Le troisième axe concerne le champ du handicap, avec le renforcement de la contractualisation entre la protection de l'enfance, État, département et ARS et un doublement de l'enveloppe dédiée aux enfants protégés en situation de handicap, pour 50 millions d'euros. Le quatrième axe, c'est la création du pacte « jeune majeur », avec la constitution d'un pack d'informations pratiques, numériques et sur papier, sur leurs droits, qui leur sera remis dans leur dix-septième année, pour qu'ils sachent concrètement à qui s'adresser et comment construire leur post-majorité.
Au-delà du rappel des démarches à effectuer et du recensement des dispositifs existants, nous avons annoncé un soutien financier « coup de pouce » de 1 500 euros pour les jeunes majeurs sortant de l'ASE afin de faciliter leur accès à l'autonomie. Vous savez que les conditions d'attribution du pécule prévues par la loi de 2016 sont injustes : les enfants qui n'ont pas de famille n'ont pas de pécule, dans la mesure où celui-ci dépend de l'allocation de rentrée scolaire. Orphelins et pupilles de l'État n'en reçoivent pas. Pour d'autres raisons, les enfants des familles qui n'ont pas d'allocation n'ont pas de pécule non plus. Alors que 700 euros étaient versés, en moyenne, à ces enfants, nous passons à 1 500 euros, en veillant à ne priver personne des droits acquis.
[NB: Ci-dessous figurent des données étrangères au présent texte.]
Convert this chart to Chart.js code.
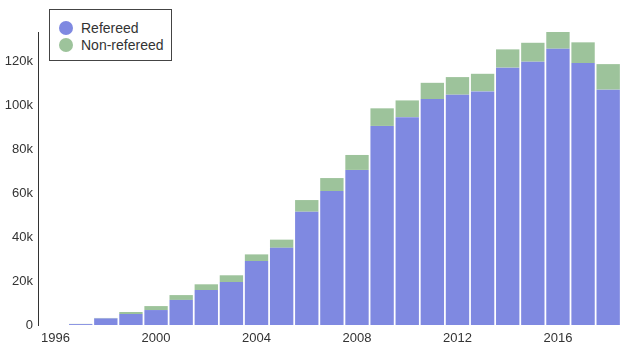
<!DOCTYPE html>
<html>
<head>
<meta charset="utf-8">
<script src="https://cdn.jsdelivr.net/npm/chart.js@4/dist/chart.umd.min.js"></script>
<style>
  html, body { margin: 0; padding: 0; background: #fff; }
  #wrap { position: relative; width: 632px; height: 364px; }
  #legend {
    position: absolute; left: 49px; top: 9px; width: 123px; height: 52px;
    border: 1.5px solid #444; background: #fff;
    font-family: "Liberation Sans", Arial, sans-serif; font-size: 14px; color: #333;
    box-sizing: border-box; padding: 9px 0 0 9px;
  }
  .item { display: flex; align-items: center; height: 17px; }
  .dot { width: 14px; height: 14px; border-radius: 50%; margin-right: 8px; }
</style>
</head>
<body>
<div id="wrap">
  <canvas id="chart" width="632" height="364"></canvas>
  <div id="legend">
    <div class="item"><span class="dot" style="background:#7f89e1"></span>Refereed</div>
    <div class="item"><span class="dot" style="background:#9dc39b"></span>Non-refereed</div>
  </div>
</div>
<script>
const years = [1996, 1997, 1998, 1999, 2000, 2001, 2002, 2003, 2004, 2005, 2006, 2007,
               2008, 2009, 2010, 2011, 2012, 2013, 2014, 2015, 2016, 2017, 2018];
const refereed = [0, 400, 3000, 5000, 6800, 11400, 15900, 19500, 29100, 35100, 51500, 60900,
                  70500, 90500, 94500, 102700, 104700, 106200, 117000, 119700, 125600, 119100, 107000];
const nonRefereed = [0, 100, 200, 900, 1800, 2200, 2600, 3100, 3000, 3700, 5300, 5900,
                     6800, 8000, 7600, 7400, 8000, 8000, 8300, 8600, 7600, 9400, 11600];
const yTicks = [0, 20000, 40000, 60000, 80000, 100000, 120000];

const font = { family: '"Liberation Sans", Arial, sans-serif', size: 13 };

new Chart(document.getElementById('chart'), {
    type: 'bar',
    data: {
        datasets: [
            {
                label: 'Refereed',
                data: years.map((y, i) => ({ x: y, y: refereed[i] })),
                backgroundColor: '#7f89e1',
                barPercentage: 0.93,
                categoryPercentage: 1
            },
            {
                label: 'Non-refereed',
                data: years.map((y, i) => ({ x: y, y: nonRefereed[i] })),
                backgroundColor: '#9dc39b',
                barPercentage: 0.93,
                categoryPercentage: 1
            }
        ]
    },
    options: {
        responsive: false,
        animation: false,
        layout: { padding: { top: 32, right: 10, bottom: 0, left: 0 } },
        plugins: { legend: { display: false }, tooltip: { enabled: false } },
        scales: {
            x: {
                type: 'linear',
                stacked: true,
                offset: false,
                min: 1995.3,
                max: 2018.55,
                grid: { display: false, drawTicks: false },
                border: { display: false },
                afterFit: s => { s.height = 39; },
                afterBuildTicks: s => { s.ticks = years.filter(y => y % 4 === 0).map(v => ({ value: v })); },
                ticks: {
                    padding: 6,
                    color: '#333',
                    font: font,
                    maxRotation: 0,
                    autoSkip: false,
                    callback: v => String(v)
                }
            },
            y: {
                stacked: true,
                min: 0,
                max: 133200,
                grid: { display: false, drawTicks: false },
                border: { display: true, color: '#333', width: 1 },
                afterFit: s => { s.width = 38; },
                afterBuildTicks: s => { s.ticks = yTicks.map(v => ({ value: v })); },
                ticks: {
                    padding: 5,
                    color: '#333',
                    font: font,
                    callback: v => v === 0 ? '0' : (v / 1000) + 'k'
                }
            }
        }
    }
});
</script>
</body>
</html>
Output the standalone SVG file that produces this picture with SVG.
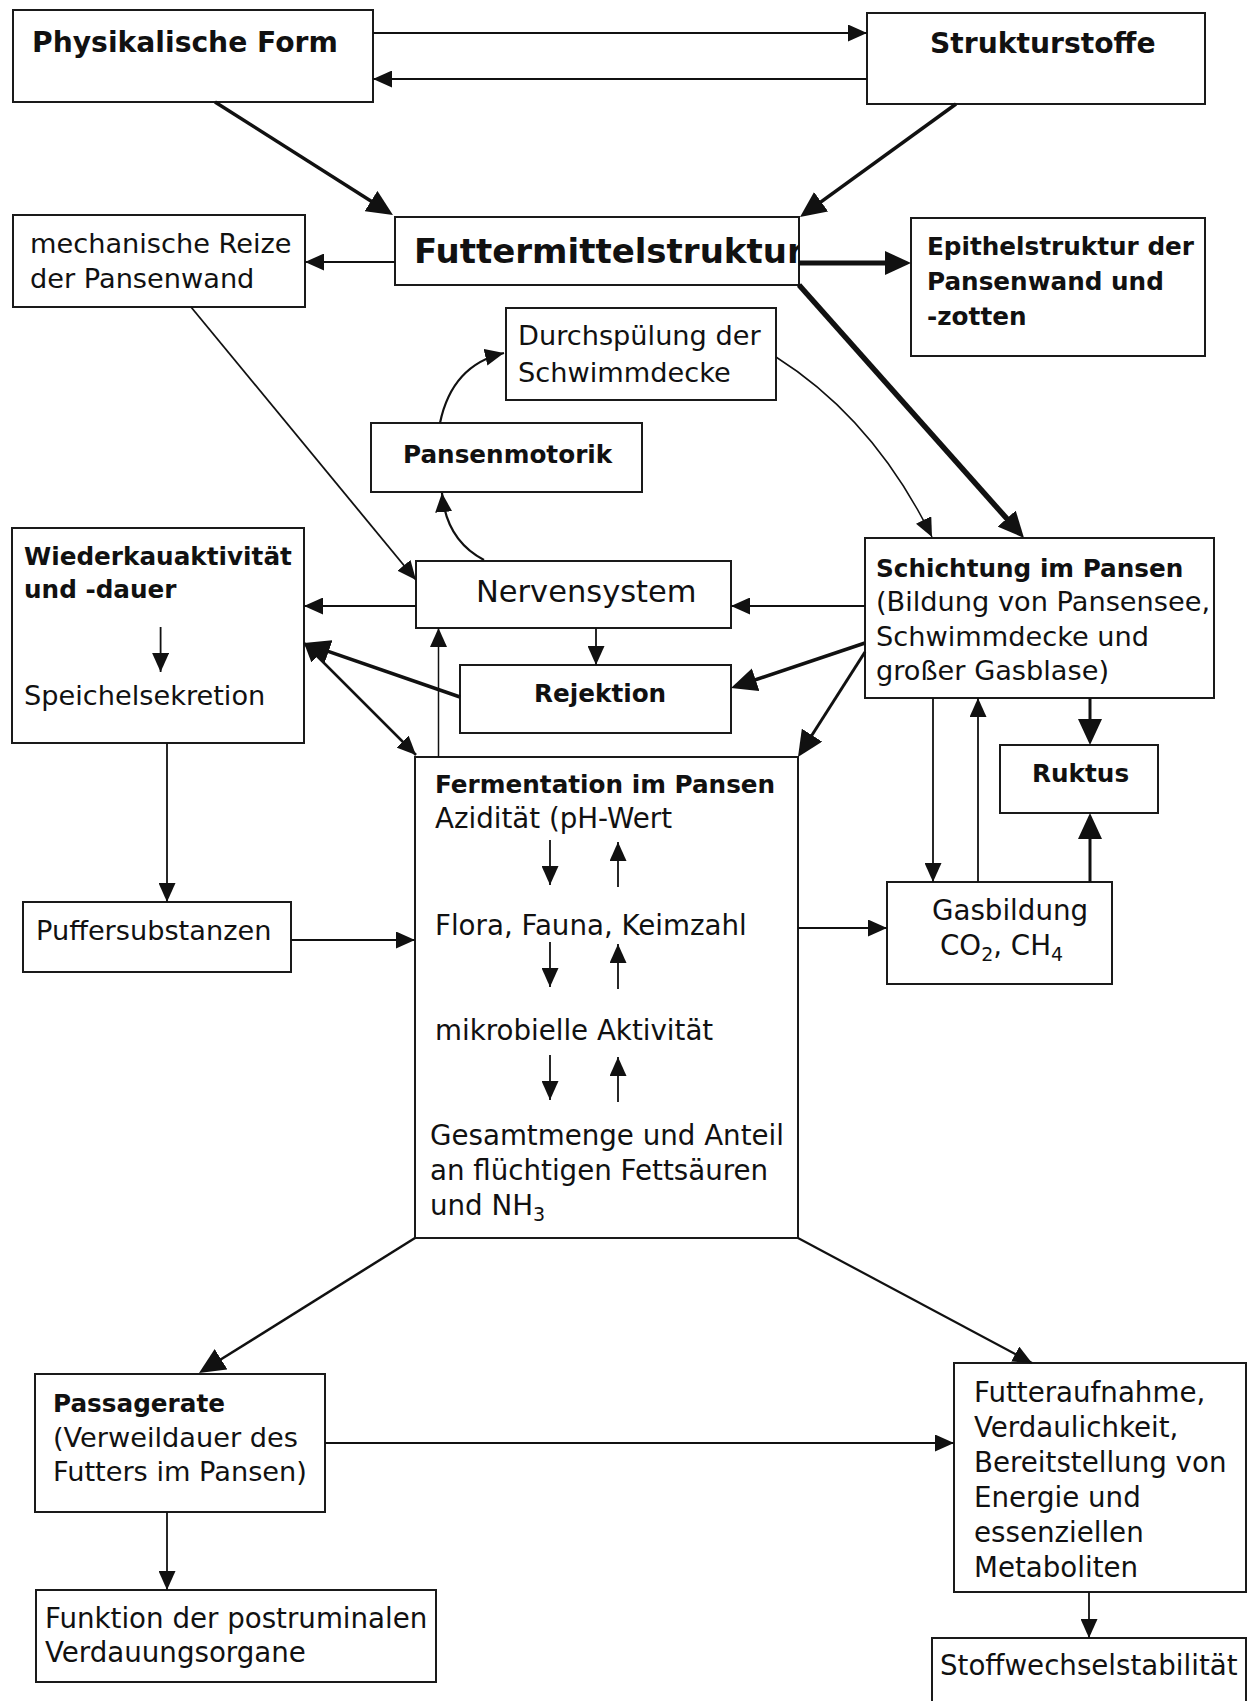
<svg xmlns="http://www.w3.org/2000/svg" width="1250" height="1701" viewBox="0 0 1250 1701">
<defs>
<style>
.box{fill:#fff;stroke:#1a1a1a;stroke-width:2}
text{font-family:"DejaVu Sans","Open Sans","Liberation Sans",sans-serif;fill:#111}
.r{font-size:27.7px}
.rs{font-size:27.2px}
.b{font-size:24.7px;font-weight:bold}
.t{font-size:28.2px;font-weight:bold}
.bw{font-weight:bold;font-size:24.7px}
.sub{font-size:19px}
.c{fill:none;stroke:#111;stroke-width:1.8}
.ta{marker-end:url(#a)}
.tb{marker-end:url(#b)}
</style>
<marker id="a" markerWidth="19" markerHeight="17" refX="19" refY="8.5" orient="auto-start-reverse" markerUnits="userSpaceOnUse"><path d="M0,0 L19,8.5 L0,17 z" fill="#111"/></marker>
<marker id="b" markerWidth="26" markerHeight="24" refX="18" refY="12" orient="auto" markerUnits="userSpaceOnUse"><path d="M0,0 L26,12 L0,24 z" fill="#111"/></marker>
<clipPath id="futclip"><rect x="395" y="217" width="404" height="68"/></clipPath>
</defs>
<rect width="1250" height="1701" fill="#fff"/>

<g id="physikalische-form"><rect class="box" x="13" y="10" width="360" height="92"/><text class="t" x="32" y="52">Physikalische Form</text></g>
<g id="strukturstoffe"><rect class="box" x="867" y="13" width="338" height="91"/><text class="t" x="930" y="53">Strukturstoffe</text></g>
<g id="mechanische-reize"><rect class="box" x="13" y="215" width="292" height="92"/><text class="rs" x="30" y="253">mechanische Reize<tspan x="30" dy="35">der Pansenwand</tspan></text></g>
<g id="futtermittelstruktur"><rect class="box" x="395" y="217" width="404" height="68"/><text clip-path="url(#futclip)" style="font-size:34px;font-weight:bold" x="414" y="263">Futtermittelstruktur</text></g>
<g id="epithelstruktur"><rect class="box" x="911" y="218" width="294" height="138"/><text class="b" x="927" y="255">Epithelstruktur der<tspan x="927" dy="35">Pansenwand und</tspan><tspan x="927" dy="35">-zotten</tspan></text></g>
<g id="durchspuelung"><rect class="box" x="506" y="308" width="270" height="92"/><text class="rs" x="518" y="345">Durchspülung der<tspan x="518" dy="37">Schwimmdecke</tspan></text></g>
<g id="pansenmotorik"><rect class="box" x="371" y="423" width="271" height="69"/><text class="b" x="403" y="463">Pansenmotorik</text></g>
<g id="wiederkauaktivitaet"><rect class="box" x="12" y="528" width="292" height="215"/><text class="rs" x="24" y="565"><tspan class="bw">Wiederkauaktivität</tspan><tspan class="bw" x="24" dy="33">und -dauer</tspan><tspan x="24" dy="107">Speichelsekretion</tspan></text></g>
<g id="nervensystem"><rect class="box" x="416" y="561" width="315" height="67"/><text style="font-size:30.5px" x="476" y="602">Nervensystem</text></g>
<g id="schichtung"><rect class="box" x="865" y="538" width="349" height="160"/><text class="rs" x="876" y="577"><tspan class="bw">Schichtung im Pansen</tspan><tspan x="876" dy="34">(Bildung von Pansensee,</tspan><tspan x="876" dy="35">Schwimmdecke und</tspan><tspan x="876" dy="34">großer Gasblase)</tspan></text></g>
<g id="rejektion"><rect class="box" x="460" y="665" width="271" height="68"/><text class="b" x="534" y="702">Rejektion</text></g>
<g id="ruktus"><rect class="box" x="1000" y="745" width="158" height="68"/><text class="b" x="1032" y="782">Ruktus</text></g>
<g id="fermentation"><rect class="box" x="415" y="757" width="383" height="481"/>
<text class="r" x="435" y="793"><tspan class="bw">Fermentation im Pansen</tspan><tspan x="435" dy="35">Azidität (pH-Wert</tspan><tspan x="435" dy="107">Flora, Fauna, Keimzahl</tspan><tspan x="435" dy="105">mikrobielle Aktivität</tspan><tspan x="430" dy="105">Gesamtmenge und Anteil</tspan><tspan x="430" dy="35">an flüchtigen Fettsäuren</tspan><tspan x="430" dy="35">und NH</tspan><tspan class="sub" dy="6">3</tspan></text>
</g>
<g id="gasbildung"><rect class="box" x="887" y="882" width="225" height="102"/><text class="r" x="932" y="920">Gasbildung<tspan x="940" dy="35">CO</tspan><tspan class="sub" dy="6">2</tspan><tspan dy="-6">, CH</tspan><tspan class="sub" dy="6">4</tspan></text></g>
<g id="puffersubstanzen"><rect class="box" x="23" y="902" width="268" height="70"/><text class="rs" x="36" y="940">Puffersubstanzen</text></g>
<g id="passagerate"><rect class="box" x="35" y="1374" width="290" height="138"/><text class="rs" x="53" y="1412"><tspan class="bw">Passagerate</tspan><tspan x="53" dy="35">(Verweildauer des</tspan><tspan x="53" dy="34">Futters im Pansen)</tspan></text></g>
<g id="funktion"><rect class="box" x="36" y="1590" width="400" height="92"/><text class="r" x="45" y="1628">Funktion der postruminalen<tspan x="45" dy="34">Verdauungsorgane</tspan></text></g>
<g id="futteraufnahme"><rect class="box" x="954" y="1363" width="292" height="229"/>
<text class="r" x="974" y="1402">Futteraufnahme,<tspan x="974" dy="35">Verdaulichkeit,</tspan><tspan x="974" dy="35">Bereitstellung von</tspan><tspan x="974" dy="35">Energie und</tspan><tspan x="974" dy="35">essenziellen</tspan><tspan x="974" dy="35">Metaboliten</tspan></text>
</g>
<g id="stoffwechselstabilitaet"><rect class="box" x="932" y="1638" width="314" height="90"/><text class="r" x="940" y="1675">Stoffwechselstabilität</text></g>

<g id="connectors">
<path class="c ta" d="M373,33 L867,33"/>
<path class="c ta" d="M867,79 L373,79"/>
<path class="c tb" style="stroke-width:3.5" d="M215,102 L386.2,210.7"/>
<path class="c tb" style="stroke-width:3.5" d="M956,104 L806.5,212.3"/>
<path class="c ta" d="M395,262 L305,262"/>
<path class="c tb" style="stroke-width:5" d="M799,263 L903,263"/>
<path class="c tb" style="stroke-width:5.5" d="M799,285 L1018.7,532"/>
<path class="c ta" d="M191,307 L416,580"/>
<path class="c ta" style="stroke-width:1.5" d="M776,357 Q874,419 932,537"/>
<path class="c ta" style="stroke-width:2.2" d="M440,423 Q452,365 504,353"/>
<path class="c ta" style="stroke-width:2.2" d="M484,560 Q446,540 442,493"/>
<path class="c ta" d="M416,606 L304,606"/>
<path class="c tb" style="stroke-width:3.5" d="M460,697 L311.6,645.6"/>
<path class="c ta" style="stroke-width:2.5;marker-start:url(#a)" d="M416,755 L304,643"/>
<path class="c ta" style="stroke-width:1.5" d="M438.5,757 L438.5,628"/>
<path class="c ta" d="M596,628 L596,665"/>
<path class="c ta" d="M865,606 L731,606"/>
<path class="c tb" style="stroke-width:3.5" d="M865,643 L738.6,685.5"/>
<path class="c tb" style="stroke-width:3" d="M865,652 L802.3,750.3"/>
<path class="c ta" d="M933,698 L933,882"/>
<path class="c ta" d="M978,882 L978,698"/>
<path class="c tb" style="stroke-width:3" d="M1090,698 L1090,737"/>
<path class="c tb" style="stroke-width:3" d="M1090,882 L1090,821"/>
<path class="c ta" d="M798,928 L887,928"/>
<path class="c ta" d="M167,743 L167,902"/>
<path class="c ta" d="M291,940 L415,940"/>
<path class="c ta" d="M160.6,627 L160.6,672"/>
<path class="c ta" d="M550,840 L550,885"/>
<path class="c ta" d="M618,887 L618,842"/>
<path class="c ta" d="M550,942 L550,987"/>
<path class="c ta" d="M618,989 L618,944"/>
<path class="c ta" d="M550,1055 L550,1100"/>
<path class="c ta" d="M618,1102 L618,1057"/>
<path class="c tb" style="stroke-width:2.5" d="M415,1238 L205.8,1368.8"/>
<path class="c ta" style="stroke-width:2.2" d="M798,1238 L1032,1363"/>
<path class="c ta" d="M325,1443 L954,1443"/>
<path class="c ta" d="M167,1512 L167,1590"/>
<path class="c ta" d="M1089,1592 L1089,1638"/>
</g>
</svg>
Les annonces que nous avons faites au CIE sont des annonces sur lesquelles nous avons travaillé. Nous n'avons pas voulu préempter le temps politique que la Première ministre a annoncé il y a quelques jours devant les départements de France, qui aura lieu avant les vacances de fin d'année. Nous réunirons les ministres les plus engagés – santé, éducation nationale, intérieur et justice – et les départements pour un temps politique fort, de sorte qu'État et départements s'alignent sur les priorités et les moyens à définir pour sortir de la crise de la protection de l'enfance. Ce qui s'est dit hier n'est pas une réponse à la crise que nous traversons, ce sont des points apportés par l'État aux départements. Nous aurons un engagement politique beaucoup plus fort au mois de décembre.